There are few things more annoying than grabbing a shirt to wear for the day and realizing it’s totally wrinkled. In this moment, you have a choice: You can pull out your ironing board and iron, fill the iron with water, wait for the iron to heat up, and spend five minutes ironing the shirt. Or, if you’re short on time and don’t feel like ironing, you can just choose a new shirt altogether… unless you have a steamer.

While they technically accomplish the same thing — de-wrinkling your clothes — steamers and irons have quite a few differences. And one might be a better investment than the other, depending on your preferences and lifestyle.

Here are a few reasons why a handheld steamer might be a better fit for you than a traditional iron, according to Melissa Maker, cleaning expert and founder of Clean My Space:

It’s harder to damage your clothes.

If you’ve ever burned your clothes, then you know using your iron comes with a risk — and, as such, requires more attention. “When using an iron, you need to be more mindful because you have to set it to the correct temperature based on the care label of your clothing. You have to crank it right up for certain garments, and turn it right down for others,” Maker says. Thankfully, it’s unlikely for a steamer to damage your clothes, since there’s no hot metal coming into direct contact with them.

It doesn’t require technique.

Ironing is like an art, Maker says: To do it effectively, you need to master the technique for moving your clothes around the board and how to press certain sections. If you’re looking for a de-wrinkling method that’s as easy as it is quick, a steamer might be more up your alley.

It’s maintenance-free.

Maker says irons can build up gunk over time, which can transfer onto (and potentially damage) clothing. To keep an iron functional , it’s important to clean the plate regularly to remove rust and hard water buildup. Steamers, however, require no such maintenance.

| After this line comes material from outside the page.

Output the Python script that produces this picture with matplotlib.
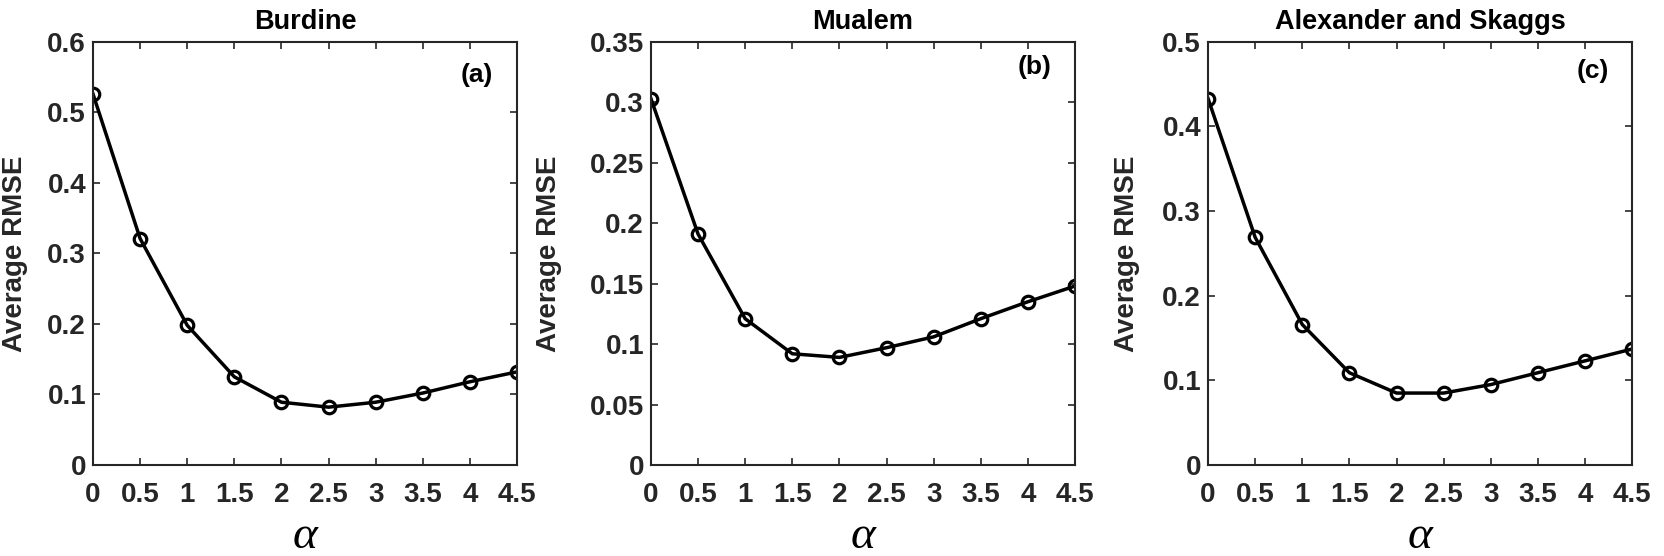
import matplotlib.pyplot as plt

plt.rcParams['font.family'] = ['Liberation Sans', 'DejaVu Sans']
plt.rcParams['font.weight'] = 'bold'

alpha = [0, 0.5, 1, 1.5, 2, 2.5, 3, 3.5, 4, 4.5]

rmse_burdine = [0.526, 0.321, 0.198, 0.125, 0.089, 0.082, 0.089, 0.102, 0.118, 0.132]
rmse_mualem = [0.303, 0.191, 0.121, 0.092, 0.089, 0.097, 0.106, 0.121, 0.135, 0.148]
rmse_as = [0.433, 0.269, 0.166, 0.109, 0.085, 0.085, 0.095, 0.109, 0.123, 0.137]

titles = ['Burdine', 'Mualem', 'Alexander and Skaggs']
tags = ['(a)', '(b)', '(c)']
ymax = [0.6, 0.35, 0.5]
ystep = [0.1, 0.05, 0.1]
ylab_x = [-0.153, -0.21, -0.16]
tag_pos = [(0.906, 0.922), (0.905, 0.94), (0.908, 0.93)]

TXT = '#262626'

fig = plt.figure(figsize=(16.64, 5.56), dpi=100)
lefts = [0.0559, 0.3912, 0.726]

for i, series in enumerate([rmse_burdine, rmse_mualem, rmse_as]):
    ax = fig.add_axes([lefts[i], 0.1637, 0.2548, 0.761])
    ax.plot(alpha, series, '-o', color='black', linewidth=2.5,
            markersize=9, markerfacecolor='none', markeredgewidth=2.3)
    ax.set_xlim(0, 4.5)
    ax.set_ylim(0, ymax[i])
    ax.set_xticks(alpha)
    ax.set_xticklabels(['%g' % a for a in alpha])
    n = int(round(ymax[i] / ystep[i]))
    yt = [round(k * ystep[i], 2) for k in range(n + 1)]
    ax.set_yticks(yt)
    ax.set_yticklabels(['%g' % v for v in yt])
    ax.tick_params(direction='in', top=True, right=True, length=5,
                   width=1.2, colors=TXT, labelsize=20)
    ax.tick_params(axis='x', pad=12)
    ax.tick_params(axis='y', pad=5)
    for s in ax.spines.values():
        s.set_linewidth(1.5)
        s.set_color(TXT)
    ax.set_title(titles[i], fontsize=19.5, fontweight='bold', pad=9)
    ax.set_ylabel('Average RMSE', fontsize=20, fontweight='bold', color=TXT)
    ax.yaxis.set_label_coords(ylab_x[i], 0.5)
    # greek alpha in a serif italic, normal weight
    ax.set_xlabel('α', fontsize=34, fontfamily=['Liberation Serif', 'DejaVu Serif'],
                  fontstyle='italic', fontweight='normal', va='center')
    ax.xaxis.set_label_coords(0.5, -0.17)
    ax.text(tag_pos[i][0], tag_pos[i][1], tags[i], transform=ax.transAxes,
            ha='center', va='center', fontsize=19, fontweight='bold')

fig.savefig('out.png', dpi=100)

It’s more convenient to store.

Handheld steamers, while accomplishing the same thing as their full-sized counterparts, are also more compact and easier to store. Rather than storing an ironing board along with an iron, you can just tuck the handheld steamer away. Easy storage also means a steamer is easier to travel with — which is a plus if you’re not sure if your accommodations will have an iron.

It’s easier to use.

Even if you don’t use an ironing board with your iron, you have to go through the trouble of finding a flat surface that can withstand direct contact with heat. A handheld steamer, on the other hand, is far simpler to use. Maker recommends hanging your garment on an over-the-door hook, holding it taut while using your dominant hand to move the steamer up and down a section of the garment, and working your way through it section by section.

It’s more relevant for casual dressers.

Unless you have a job that requires more formal dress, you probably don’t have to deal with creases and collars all that often. Maker says steamers are perfectly sufficient for casual dressers. As a bonus, the majority of fabrics take well to the steaming technique. One caveat: For heavier fabrics like cotton or linen, sometimes you may need to steam a few times to get the more stubborn wrinkles out. 

A steamer has more uses.

While some folks swear by using flat irons to de-wrinkle garments, you probably shouldn’t use an actual iron for any other purpose than its intended one. Steamers, on the other hand, are a far more versatile tool, with a multitude of uses around the home. On top of refreshing your curtains and furniture, did you know you can sanitize fabrics and some surfaces sans chemicals by using your steamer? Steam from a steamer is also a great (and totally smudge-proof) method for cleaning up your mirrors and windows.